In-Class Exercise #1 Notes
In-Class Exercise #1 Notes
SYSTEMATIC SAMPLE
Partition the N items in the frame into n groups of k items, this is where
k = N / n.
Round k to the nearest integer. To select a systematic sample, choose
the first item to be selected at random from the first k items in the
frame.
Then, select the remaining n - 1 items by taking every kth item
thereafter from the entire frame.
STRATIFIED SAMPLE
Divide population into two or more subgroups (known as strata)
according to some common characteristic.
A simple random sample is selected from each subgroup, sample sizes
being proportional to strata sizes.
Samples from subgroups are combined into one.
Application: Population of voters
CLUSTER SAMPLE
Population is divided into several "clusters", each representative of the
population.
A simple random sample of clusters is selected.

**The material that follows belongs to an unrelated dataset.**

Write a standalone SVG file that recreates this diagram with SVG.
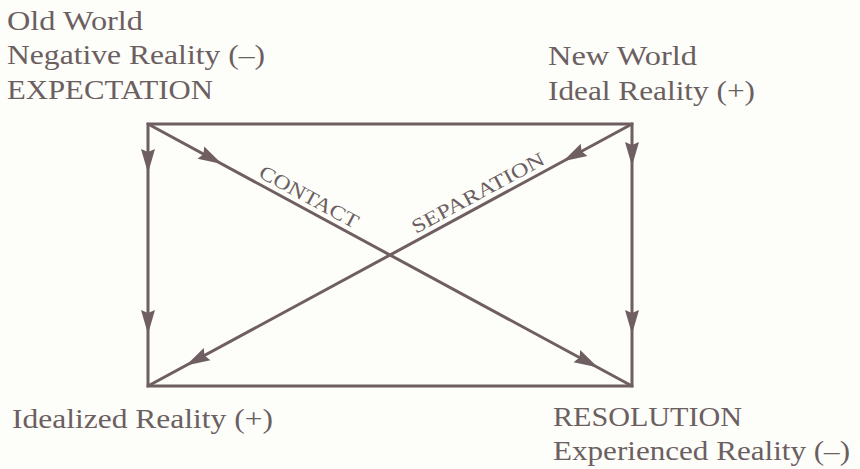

All items in selected clusters can be used, or items can be chosen from a
cluster using alternative techniques.
Application: Election exit polls
DATA CLEANING
Data Cleaning corrects defects in inconsistent data and ensures the data
contain suitable quality for analysis.
Invalid Variable Values can be identified as being incorrect by simple
scanning techniques so long as operational definitions for the variables
the data represent exist.
Coding Errors can result from poor recording or entry of data values or
as the result of computerized operations such as copy-and-paste or data
import.
Data Integration Errors arise when data from two different
computerised sources, such as two different data repositories are
combined into one data set for analysis.
Missing Values are values that were not collected for a variable.
Outliers are values that seem excessively different from most of the
other values.
Nonresponse Error arises from failure to collect data on all items in the
sample and results in a nonresponse bias.
ETHICAL ISSUES
Coverage error can result in selection bias and becomes an ethical issue if
particular groups or individuals are purposely excluded from the frame so that
the survey results are more favourable to the survey’s sponsor.
Nonresponse error can lead to nonresponse bias and becomes an ethical issue
if the sponsor knowingly designs the survey so that particular groups or
individuals are less likely than others to respond.